There are reasons to be a little bit more optimistic about what the Games could mean for East London
Last year in “A Marathon not a Sprint” we showed that a successful Olympics does not necessarily mean a successful legacy for the host city. We highlighted that whille the Olympics themselves can be a catalyst for regeneration, it will take many years of hard work for this initial investment and activity to be transferred into visible benefits for Londoners.
We won’t know the extent of the effects of the Olympics for another 10 or 15 years, but as we show in our new Olympics Legacy update there are reasons to be a little bit more optimistic about what the Games could mean for East London.
In the update we looked at private sector employment dynamics in the Olympic park and the area around it in the build-up to the Games. Figure 1 shows change in total private sector job growth within the London Legacy Development Corporation’s core area, and within two mile buffers around it compared to the rest of London for the three years after London was awarded the Olympics in 2005. This was a period of stable growth during which private sector employment in Greater London grew by 8 per cent. The map clearly shows that this expansion was largely driven by explosive growth in Canary Wharf which is within two miles of the Olympic Park. The map also shows that the strong jobs performance of London as a whole and financial services in particular didn’t apply to several of the Olympic boroughs. The six Olympic boroughs lost jobs during this period and the areas directly adjacent to the Olympic Park were among the hardest hit.
Figure 1: Jobs growth in the Olympic Park, its immediate surroundings and Growth Boroughs 2005-2008
2008 brought the credit crunch and a change in the prevailing economic climate, but it also changed the fortunes of the Olympic Boroughs. As Figure 2 clearly shows, while most of London was losing jobs between 2008 and 2010, there was a slight increase in the number of jobs in the Olympic boroughs which outperformed the rest of the capital.
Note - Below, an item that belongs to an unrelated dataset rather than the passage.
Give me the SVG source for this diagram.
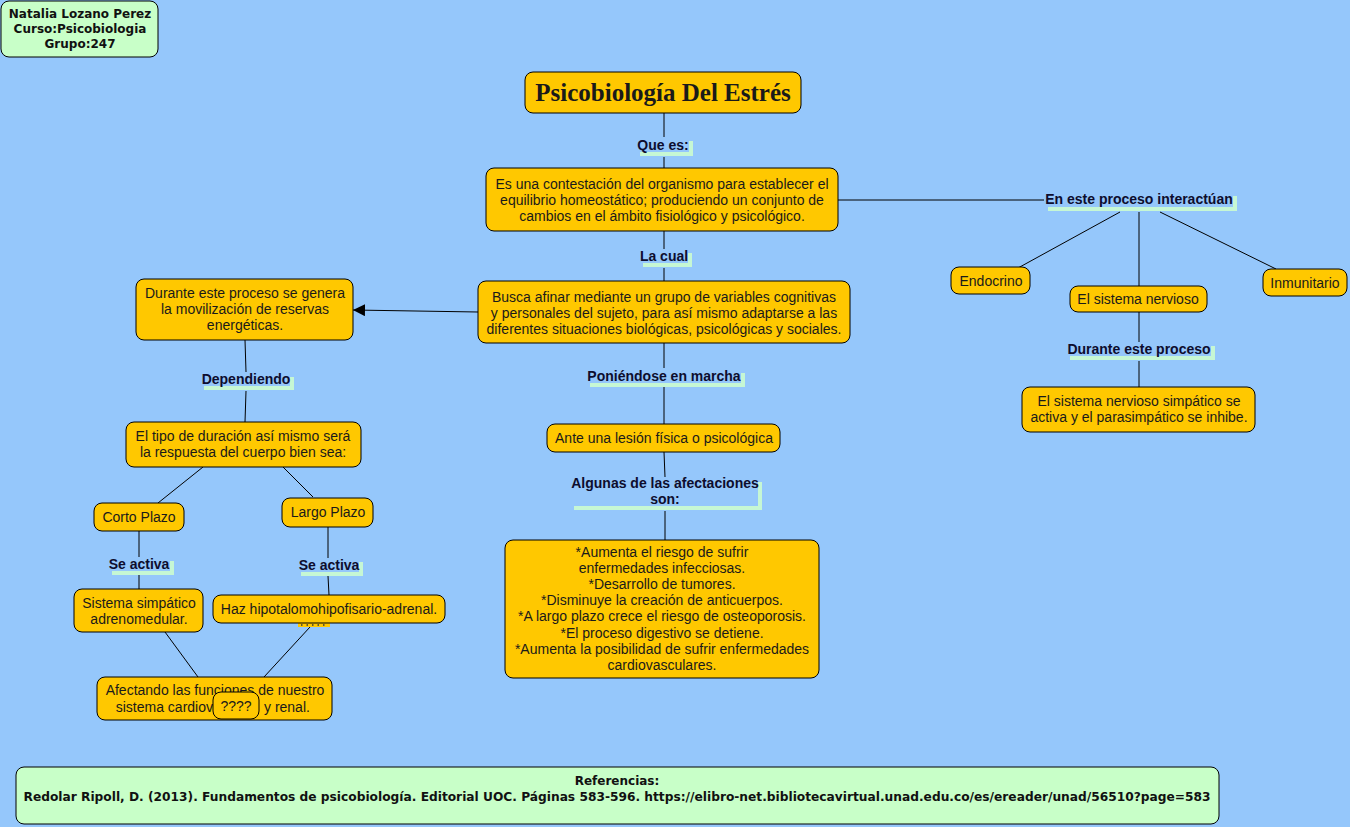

Figure 2: Jobs growth in the Olympic Park, its immediate surroundings and Growth Boroughs 2008-2010
This trend appears not to have been a blip. In the two years prior to the Games (2010-2012) the six Olympic boroughs still performed slightly better than the rest of London, with the areas immediately surrounding the Olympic park way ahead of the rest. The almost 50 per cent employment expansion within the LLDC boundary reflects the low employment base of the area prior to the Olympics designation (two years earlier the whole area was a construction site with no permanent jobs) and the opening of the Westfield shopping centre.
Figure 3: Jobs growth in the Olympic Park, its immediate surroundings and Growth Boroughs 2010-2012
Last year we were critical of the ambition of making the Olympic park a significant business location. But looking at the numbers I would suggest that the outlook for business growth around Stratford station is rather positive. The place is well linked, well publicised and has some of the best infrastructure in the city. BT Sport among others is already there and LLDC is considering allowing more offices to be built within its boundary than originally planned. So with Royal Docks EZ going slowly and White City drifting off the radar, maybe Stratford will be the next growth pole for London.